I was quite shaken up by something I found out after returning from this first raid. It happened that planes on this mission had carried steel plating on the floor as a test by the Air Force for partial armor plating. (The idea was ultimately dropped because its weight reduced the bomb payload that could be carried.) I found out back home that a chunk of flak from a shell burst below us had bounced off the armor plate and lodged in the fuselage directly under me. Its direction was such that it would have hit the box of ammunition I had used as a seat. By the time I had decided to to recover the piece of flak as a souvenir, an anonymous ground crewman had already adopted it as his souvenir.
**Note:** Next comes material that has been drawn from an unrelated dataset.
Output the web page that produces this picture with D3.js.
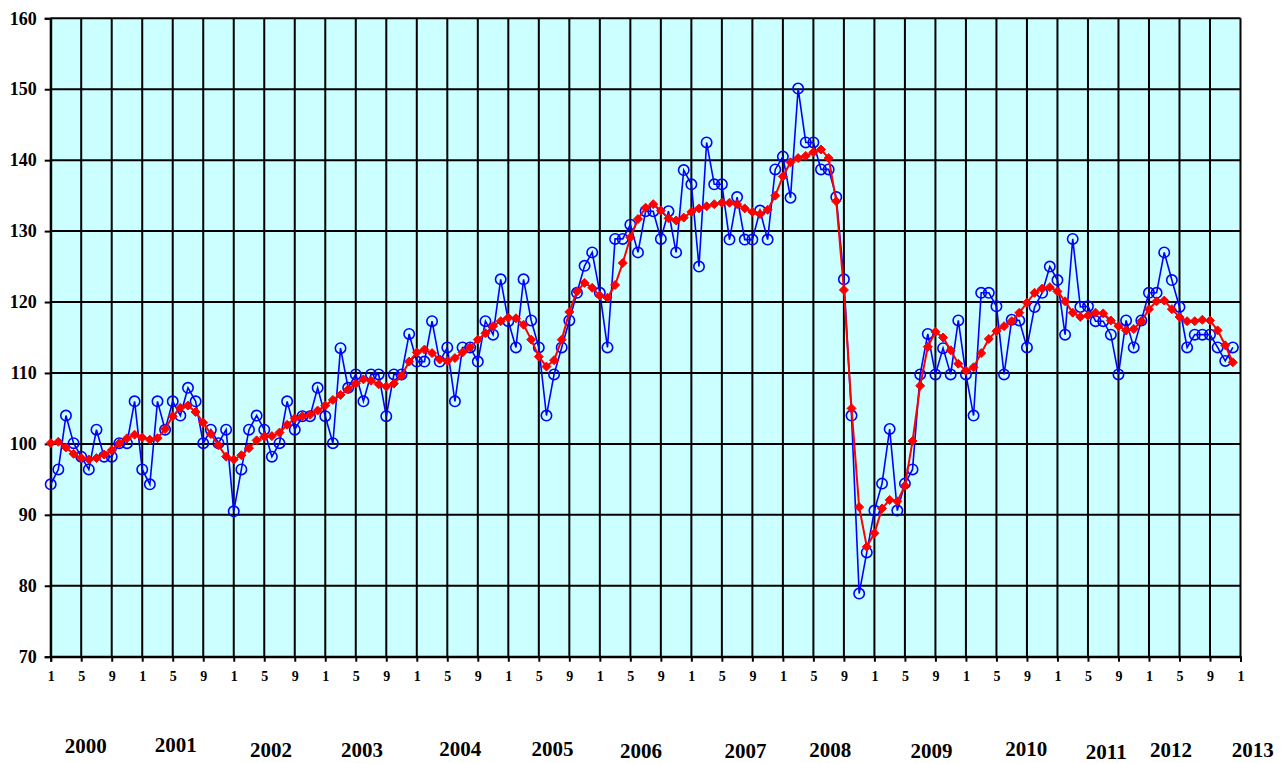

I'm afraid that my performance as a navigator on that mission was anything but exemplary. However, I didn't feel bad about it because, in my view, the 96th Group had sent me out to navigate long before they had trained me to navigate under combat conditions. The pilot told me that this was only a medium-rough mission compared with the many others he had already flown. But I later found out that this raid, at ten hours and 30 minutes, was the longest in the 8th Air Force up to that point in time. After this raid, the rest of our own crew hounded me and Beam, asking questions about "how combat was." They looked at us just as we had previously looked at other crews who had flown combat missions. But we managed to assume an air of nonchalance, as if there was nothing to it. One clear advantage of having been surprised by an unexpectedly early first mission was that there were not several weeks to look forward to it, nervous with expectancy.